Frozen II: Blu Ray Review

Frozen II: Blu Ray Review


How do you solve a problem like Frozen 2?

Frozen II: Film Review

The first film was such a mega hit, and resolved all of its issues, that making a sequel complete with earworm songs like Let It Go was always going to be a fool's game.

But six years on from when Frozen melted our collective cinema-going hearts, Elsa and Anna return to life in Arendelle.



In this latest, Elsa (Menzel) finds herself lost, compelled to answer a song she keeps hearing from an ancient forest in an enchanted land she remembers from her childhood...

So the gang ventures into the woods to save their kingdom and Elsa's soul.

More emotionally resonant and darker than the first film, Frozen II offers vicarious delights that may well be lost on some of the younger end of the audience.

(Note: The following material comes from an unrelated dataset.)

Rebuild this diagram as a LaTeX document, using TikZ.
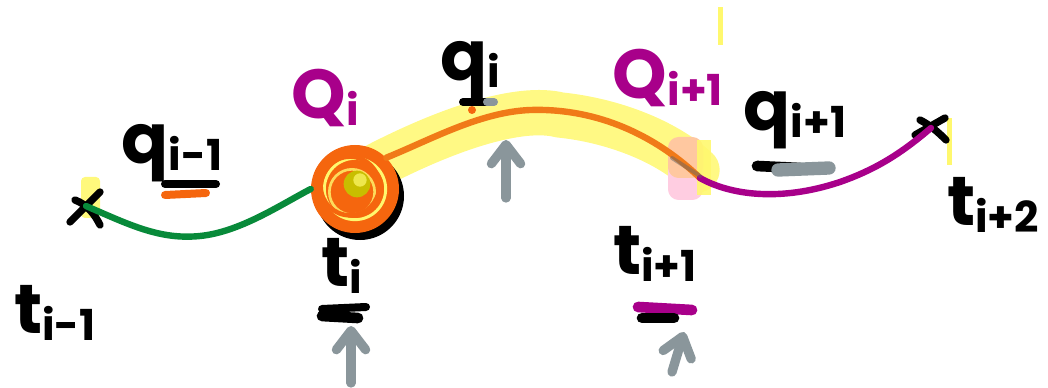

Yet, both Lee and Buck may well be banking on the fact their initial audience has grown up more and is more willing to tackle the darker themes of maturity and what life's about - and yet they're still willing to throw in Olaf goofing around to keep the younger ones entertained, and to show Elsa busting out superpowers like an animated Captain Marvel.

Frozen II: Film Review

The film this time throws up some truly gorgeous animation, some scenes which technically excel - from a dancing darting water horse to an almost electric light-led power ballad from Menzel (Into The Unknown, one of the film's best), the animators aren't keen to rest on their laurels, even if some
of it may be lost on their audience.

While the songs have more of a Broadway feel this time, and are less interested in becoming the stuff of nightmares on car journeys, it's fair to note they're not as instantly memorable, even if they are enjoyably presented onscreen.

The film skirts with plenty of themes; it builds on the sisterhood from the first's subversion of true love, dabbles with climate change, and touches on colonialism.

Frozen II: Film Review

However, its biggest disappointment is with the flirtation with giving Elsa a girlfriend - her only solid interaction outside of the core group is with a native female from within the enchanted forest, and there are hints of more. But it's frustratingly left on the vine, and only for the subtleties to be picked up on.

Ultimately Frozen II may leave those expecting a redo of the first a little cold. But for those wanting something more epic, something that moves on from the whimsicality of the first, Frozen II more than meets the expectation and delivers.